Of course an option is certainly to only write Christian fiction, but I’ve felt called to write about people who would be considered sinners, and I don’t shy away from exploring “bad” behavior. And though it’s often not talked about, the holiest of books – the Bible – is full of messed up and sinful people. Whether it’s Cain killing his brother Abel, or Joseph’s brothers selling him into slavery, or the daughters of Lot getting their father drunk so he could impregnate them, or David getting Bathsheba pregnant then ordering her husband to be killed in war, or Saul persecuting Christians, or on and on, the Bible depicts the full gamut of human nature. But to me, it’s not the fact that Bible portrays bad behavior that’s important. What’s more important is the long history of how God endlessly calls sinners back to Him, His never ending mercy, the importance of repentance, and the hope of redemption.

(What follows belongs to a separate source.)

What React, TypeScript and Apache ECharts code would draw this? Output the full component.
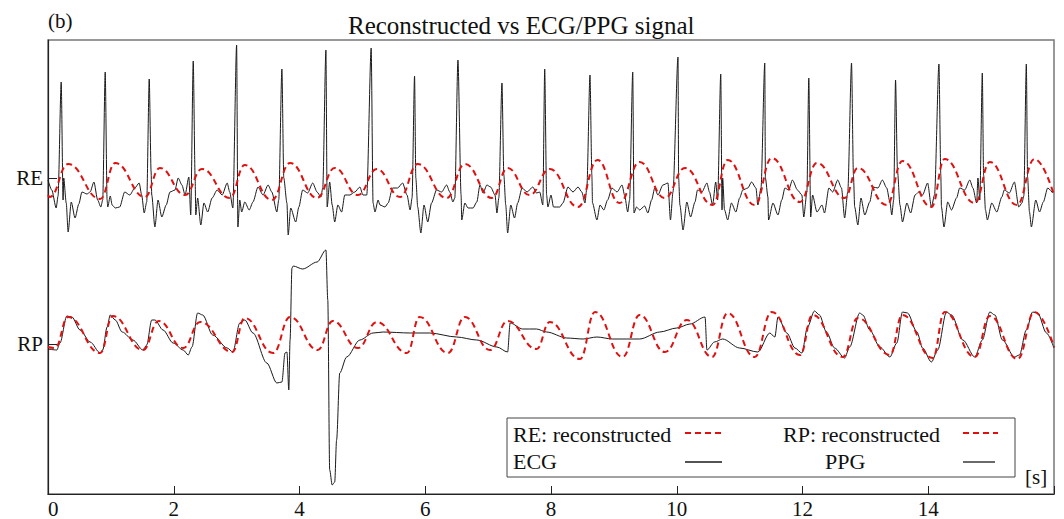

Before I wrote my first novel, I had grown fed up with the contemporary stories I read: women who had perfect lives that were suddenly faced with a trial of some sort but ultimately made the virtuous decision and lived happily ever after. I couldn’t identify with these perfect people, and I wasn’t the only one. There’s a large population of people who don’t fit inside the middle-class, white, heterosexual, Christian, able-bodied box with a storybook perfect life. So, when I started writing, I focused on characters that also haven’t always had it easy, and often don’t make the right decisions, and unfortunately face discrimination, and have experienced the toll that disability can take.

In my second novel, Everything She Lost, neither of my female protagonists grew up in easy circumstances and as adults both continue to struggle with the hand they’ve been dealt in life. Toward the end of the story, Deja has a conversation with her estranged mother, Kim, who says, “It’s not easy being a single mom. I know firsthand, and we both know I’ve made decisions I regret. My choices made it so you didn’t have it easy most of your life. Sometimes, we have to choose between hard and harder. That doesn’t make you a bad person. It makes you human.”

I write stories filled with people who are far from saints and make the wrong decisions. I write to give a voice to imperfect, underrepresented people. I write to remind people no matter how far someone falls, there’s always the possibility of getting back up and becoming the hero of the story. So while my novels might not be suitable for all people (or priests), I will continue writing them.